April 7, 2020
California consumer sentiment nosedived in the last few days of March, as the consequences of Governor Newsom’s stay at home order instituted on March 19 became apparent, according to the Chapman-CMC Consumer Sentiment Survey, which was underway during this period. Based solely on responses from March 20-26, California Consumer Sentiment declined an unprecedented 47% percent on the previous quarter to 51.5. By comparison, the 4th quarter 2019 California Index stood at 96.9.
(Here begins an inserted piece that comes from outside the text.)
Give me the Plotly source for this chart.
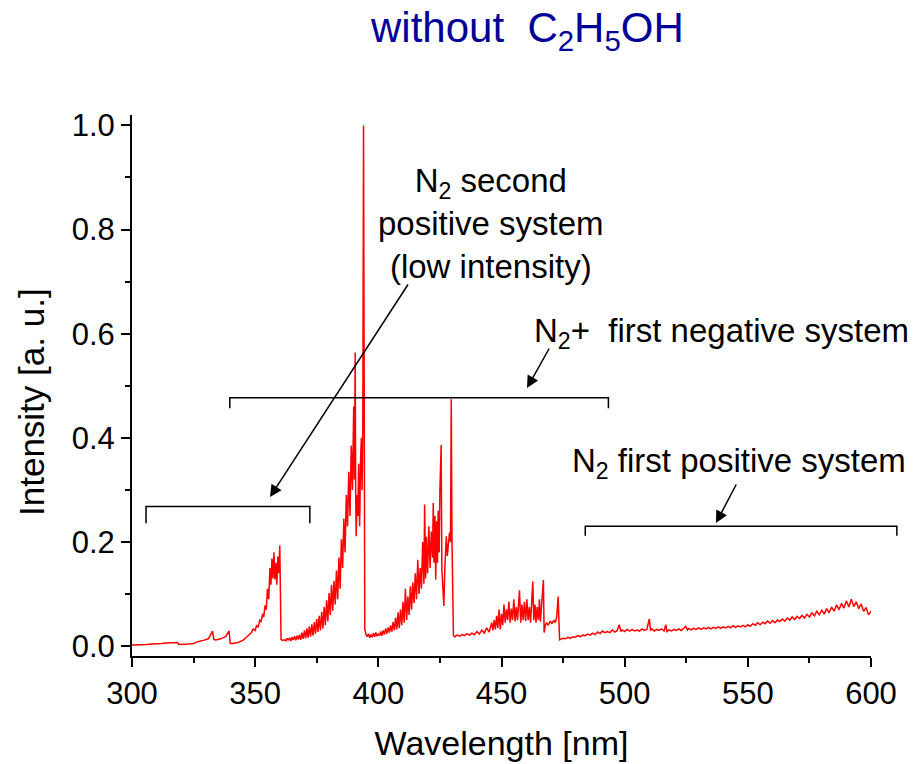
import plotly.graph_objects as go

# ---- spectrum: (wavelength nm, intensity a.u.) ----
seg_sps = [  # 300-362 nm : N2 second positive region
    (300, 0.002), (302, 0.002), (304, 0.003), (306, 0.003), (308, 0.004), (310, 0.004),
    (312, 0.005), (314, 0.006), (316, 0.006), (318, 0.007), (318.5, 0.007), (319, 0.003),
    (321, 0.003), (323, 0.004), (325, 0.005), (327, 0.009), (329, 0.011), (331, 0.014),
    (332.7, 0.029), (333.2, 0.013), (334, 0.012), (336, 0.014), (338, 0.018), (339.4, 0.029),
    (339.9, 0.005), (341, 0.005), (343, 0.007), (345, 0.011), (346.5, 0.017), (347.5, 0.022),
    (348.5, 0.026), (349.2, 0.033), (350, 0.030), (350.6, 0.040), (351.2, 0.036), (351.9, 0.051),
    (352.4, 0.046), (353, 0.062), (353.5, 0.056), (354, 0.078), (354.5, 0.070), (355, 0.110),
    (355.5, 0.090), (356, 0.150), (356.4, 0.118), (356.8, 0.168), (357.2, 0.130), (357.6, 0.180),
    (358.0, 0.128), (358.4, 0.160), (358.8, 0.118), (359.2, 0.172), (359.6, 0.140), (360.0, 0.193),
    (360.3, 0.040), (360.5, 0.013), (361, 0.011),
]

seg_fns1 = [  # 362-395 nm : N2+ (0-0) band with the strong heads
    (362.0, 0.012), (362.5, 0.010), (363.0, 0.015), (363.5, 0.011), (364.0, 0.016), (364.5, 0.010),
    (365.0, 0.017), (365.5, 0.012), (366.0, 0.019), (366.5, 0.011), (367.0, 0.020), (367.5, 0.013),
    (368.0, 0.022), (368.5, 0.012), (369.0, 0.026), (369.5, 0.014), (370.0, 0.030), (370.5, 0.015),
    (371.0, 0.034), (371.5, 0.016), (372.0, 0.038), (372.5, 0.018), (373.0, 0.042), (373.5, 0.020),
    (374.0, 0.046), (374.5, 0.024), (375.0, 0.052), (375.5, 0.027), (376.0, 0.058), (376.5, 0.030),
    (377.0, 0.066), (377.5, 0.034), (378.0, 0.075), (378.5, 0.040), (379.0, 0.088), (379.5, 0.048),
    (380.0, 0.102), (380.5, 0.060), (381.0, 0.118), (381.5, 0.068), (382.0, 0.125), (382.5, 0.080),
    (383.0, 0.145), (383.5, 0.090), (384.0, 0.170), (384.5, 0.110), (385.0, 0.205), (385.5, 0.150),
    (386.0, 0.245), (386.5, 0.180), (387.0, 0.290), (387.5, 0.230), (388.0, 0.335), (388.5, 0.250),
    (389.0, 0.385), (389.5, 0.300), (390.0, 0.460), (390.3, 0.320), (390.6, 0.564), (390.8, 0.300),
    (391.0, 0.211), (391.4, 0.290), (391.7, 0.250), (392.0, 0.350), (392.4, 0.230), (392.8, 0.360),
    (393.1, 0.400), (393.4, 0.300), (393.7, 0.420), (394.0, 1.000), (394.3, 0.100), (394.5, 0.032),
    (395.0, 0.022),
]

seg_fns2 = [  # 395-431 nm : N2+ (0-1) band
    (395.5, 0.018), (396.0, 0.024), (396.5, 0.016), (397.0, 0.022), (397.5, 0.017), (398.0, 0.025),
    (398.5, 0.018), (399.0, 0.026), (399.5, 0.019), (400.0, 0.024), (400.5, 0.020), (401.0, 0.028),
    (401.5, 0.020), (402.0, 0.030), (402.5, 0.022), (403.0, 0.034), (403.5, 0.024), (404.0, 0.036),
    (404.5, 0.026), (405.0, 0.040), (405.5, 0.028), (406.0, 0.046), (406.5, 0.030), (407.0, 0.055),
    (407.5, 0.032), (408.0, 0.065), (408.5, 0.035), (409.0, 0.070), (409.5, 0.040), (410.0, 0.085),
    (410.5, 0.045), (411.0, 0.110), (411.5, 0.050), (412.0, 0.095), (412.5, 0.060), (413.0, 0.115),
    (413.5, 0.070), (414.0, 0.122), (414.5, 0.083), (415.0, 0.140), (415.5, 0.090), (416.0, 0.166),
    (416.5, 0.100), (417.0, 0.150), (417.5, 0.110), (418.0, 0.200), (418.5, 0.120), (418.8, 0.272),
    (419.2, 0.130), (419.5, 0.210), (420.0, 0.140), (420.5, 0.230), (421.0, 0.150), (421.5, 0.220),
    (422.0, 0.170), (422.3, 0.275), (422.6, 0.160), (423.0, 0.250), (423.3, 0.128), (423.7, 0.240),
    (424.0, 0.160), (424.3, 0.260), (424.7, 0.180), (425.0, 0.300), (425.5, 0.386), (425.8, 0.147),
    (426.2, 0.110), (426.6, 0.077), (427.0, 0.150), (427.3, 0.200), (427.6, 0.211), (428.0, 0.173),
    (428.4, 0.200), (428.9, 0.218), (429.3, 0.200), (429.6, 0.474), (429.9, 0.200), (430.2, 0.022),
]

seg_fns3 = [  # 430-474 nm : N2+ (0-2) band and the step at 473 nm
    (430.5, 0.020), (431, 0.018), (432, 0.021), (433, 0.019), (434, 0.022), (435, 0.020),
    (436, 0.024), (437, 0.021), (438, 0.025), (439, 0.022), (440, 0.028), (441, 0.023),
    (442, 0.031), (443, 0.025), (444, 0.035), (445, 0.027), (446, 0.045), (446.5, 0.030),
    (447, 0.050), (447.5, 0.032), (448, 0.058), (448.5, 0.035), (449, 0.070), (449.5, 0.032),
    (450, 0.062), (450.5, 0.040), (451, 0.080), (451.5, 0.045), (452, 0.070), (452.5, 0.050),
    (453, 0.085), (453.5, 0.045), (454, 0.072), (454.5, 0.050), (455, 0.090), (455.5, 0.048),
    (456, 0.075), (456.5, 0.050), (457.3, 0.107), (457.8, 0.045), (458.3, 0.080), (458.8, 0.050),
    (459.3, 0.085), (459.8, 0.048), (460.3, 0.090), (460.8, 0.050), (461.3, 0.075), (461.8, 0.045),
    (462.3, 0.090), (462.7, 0.124), (463.1, 0.050), (463.6, 0.080), (464.0, 0.045), (464.5, 0.075),
    (465.0, 0.050), (465.4, 0.090), (465.8, 0.047), (466.3, 0.085), (467.0, 0.127), (467.3, 0.026),
    (467.8, 0.040), (468.3, 0.045), (469.0, 0.040), (469.8, 0.048), (470.5, 0.043), (471.2, 0.050),
    (471.8, 0.045), (472.4, 0.055), (473.0, 0.095), (473.3, 0.050), (473.6, 0.012),
]

seg_fps = [  # 474-600 nm : N2 first positive region
    (474, 0.013), (475, 0.015), (476, 0.014), (477, 0.017), (478, 0.015), (479, 0.018),
    (480, 0.017), (481, 0.020), (482, 0.018), (483, 0.021), (484, 0.020), (485, 0.023),
    (486, 0.021), (487, 0.025), (488, 0.022), (489, 0.027), (490, 0.024), (491, 0.029),
    (492, 0.026), (493, 0.028), (494, 0.026), (495, 0.031), (496, 0.027), (497, 0.030),
    (497.8, 0.041), (498.5, 0.028), (499, 0.031), (500, 0.028), (501, 0.032), (502, 0.029),
    (503, 0.032), (504, 0.029), (505, 0.031), (506, 0.029), (507, 0.033), (508, 0.030),
    (509, 0.032), (510, 0.052), (510.5, 0.030), (511, 0.033), (512, 0.029), (513, 0.032),
    (514, 0.030), (515, 0.033), (516, 0.029), (516.7, 0.041), (517.2, 0.028), (518, 0.031),
    (519, 0.029), (520, 0.032), (521, 0.030), (522, 0.033), (523, 0.030), (524.8, 0.038),
    (525.5, 0.031), (526, 0.034), (527, 0.031), (528, 0.034), (529, 0.032), (530, 0.035),
    (531, 0.032), (532, 0.035), (533, 0.033), (534, 0.036), (535, 0.033), (536, 0.036),
    (537, 0.034), (538, 0.037), (539, 0.034), (540, 0.037), (541, 0.035), (542, 0.038),
    (543, 0.035), (544, 0.039), (545, 0.036), (546, 0.039), (547, 0.037), (548, 0.040),
    (549, 0.037), (550, 0.041), (551, 0.038), (552, 0.043), (553, 0.040), (554, 0.045),
    (555, 0.041), (556, 0.046), (557, 0.043), (558, 0.048), (559, 0.044), (560, 0.049),
    (561, 0.045), (562, 0.050), (563, 0.047), (564, 0.052), (565, 0.048), (566, 0.054),
    (567, 0.050), (568, 0.056), (569, 0.051), (570, 0.057), (571, 0.053), (572, 0.059),
    (573, 0.054), (574, 0.061), (575, 0.056), (576, 0.064), (577, 0.058), (578, 0.067),
    (579, 0.060), (580, 0.069), (581, 0.062), (582, 0.072), (583, 0.064), (584, 0.075),
    (585, 0.067), (586, 0.079), (587, 0.070), (588, 0.082), (589, 0.073), (590, 0.087),
    (591, 0.075), (592, 0.090), (593, 0.076), (594, 0.085), (595, 0.072), (596, 0.081),
    (597, 0.067), (598, 0.074), (599, 0.060), (600, 0.067),
]

# ---- annotation brackets in data units: (left nm, right nm, bar level, end level) ----
brackets = [
    (305.7, 372.2, 0.268, 0.236),   # N2 second positive
    (339.7, 493.4, 0.477, 0.457),   # N2+ first negative
    (484.0, 610.5, 0.230, 0.212),   # N2 first positive
]

x_range = [300, 600]
y_range = [-0.019, 1.02]

spectrum = seg_sps + seg_fns1 + seg_fns2 + seg_fns3 + seg_fps
wl = [p[0] for p in spectrum]
inten = [p[1] for p in spectrum]

FONT = "Liberation Sans, Arial, sans-serif"

fig = go.Figure()
fig.add_trace(go.Scatter(x=wl, y=inten, mode="lines",
                         line=dict(color="#ff0000", width=1.5), showlegend=False))


def xp(v):
    return (v - x_range[0]) / (x_range[1] - x_range[0])


for (a, b, lev, end) in brackets:
    fig.add_shape(type="path", xref="paper", yref="y",
                  path=f"M {xp(a)} {end} L {xp(a)} {lev} L {xp(b)} {lev} L {xp(b)} {end}",
                  line=dict(color="black", width=1.5))

# plot area in pixels (for placing labels)
L, R, T, B = 132, 48, 115, 108
W, H = 919, 764
PW, PH = W - L - R, H - T - B


def px(xpix):
    return (xpix - L) / PW


def py(ypix):
    return (H - B - ypix) / PH


txt = dict(family=FONT, size=33, color="black")
fig.add_annotation(text="N<sub>2</sub> second<br>positive system<br>(low intensity)",
                   xref="paper", yref="paper", x=px(491), y=py(223),
                   xanchor="center", yanchor="middle", showarrow=False, font=txt, align="center")
fig.add_annotation(text="N<sub>2</sub>+&nbsp;&nbsp;first negative system",
                   xref="paper", yref="paper", x=px(532), y=py(333),
                   xanchor="left", yanchor="middle", showarrow=False, font=txt)
fig.add_annotation(text="N<sub>2</sub> first positive system",
                   xref="paper", yref="paper", x=px(570), y=py(463),
                   xanchor="left", yanchor="middle", showarrow=False, font=txt)

# arrows: (tip x, tip y, tail x, tail y) in pixels
for (tx, ty, sx, sy) in [(270, 497, 409, 283), (527, 388, 550, 347), (716, 523, 737, 483)]:
    fig.add_annotation(text="", xref="paper", yref="paper", x=px(tx), y=py(ty),
                       ax=sx - tx, ay=sy - ty, showarrow=True, arrowhead=2,
                       arrowsize=1.6, arrowwidth=1.5, arrowcolor="black", standoff=0)

fig.add_annotation(text="without&nbsp;&nbsp;C<sub>2</sub>H<sub>5</sub>OH",
                   xref="paper", yref="paper", x=px(527), y=py(30),
                   xanchor="center", yanchor="middle", showarrow=False,
                   font=dict(family=FONT, size=42, color="#000099"))

# y-axis title placed as rotated text
fig.add_annotation(text="Intensity [a. u.]", textangle=-90,
                   xref="paper", yref="paper", x=px(31), y=py(402),
                   xanchor="center", yanchor="middle", showarrow=False,
                   font=dict(family=FONT, size=35, color="black"))

axis_common = dict(showline=True, linecolor="black", linewidth=2, ticks="outside",
                   ticklen=9, tickwidth=2, tickcolor="black", showgrid=False, zeroline=False,
                   tickfont=dict(family=FONT, size=31, color="black"))

fig.update_xaxes(range=x_range, tick0=300, dtick=50,
                 minor=dict(dtick=25, ticks="outside", ticklen=5, tickwidth=2, tickcolor="black"),
                 title=dict(text="Wavelength [nm]", font=dict(family=FONT, size=34, color="black"),
                            standoff=21),
                 **axis_common)
fig.update_yaxes(range=y_range, tick0=0, dtick=0.2, tickformat=".1f",
                 minor=dict(dtick=0.1, ticks="outside", ticklen=5, tickwidth=2, tickcolor="black"),
                 **axis_common)

fig.update_layout(width=W, height=H, margin=dict(l=L, r=R, t=T, b=B, autoexpand=False),
                  paper_bgcolor="white", plot_bgcolor="white", showlegend=False)

fig.write_html("out.html")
“An index at this level is typically seen in the depths of a bad recession, such as the 2008 financial crisis. But, it usually takes six to nine months from the onset of the recession for sentiment to deteriorate this far. Having such a rapid drop in just over two weeks is new territory,” said Cameron Shelton, director of the Lowe Institute of Political Economy and McMahon Family Associate Professor of Political Economy at Claremont McKenna College.
The average for the entire survey period shows first quarter 2020 consumer sentiment declining 14.8% when compared to the 4th quarter of 2019, declining from 96.9 to 82.6. Sentiment among those responding in the last week of the survey window (March 20-26) was 44% lower than sentiment among those responding in the first week of the survey (March 5-7). The California Index is based on a survey of 2,000 households from across the state regarding business conditions and their personal financial position.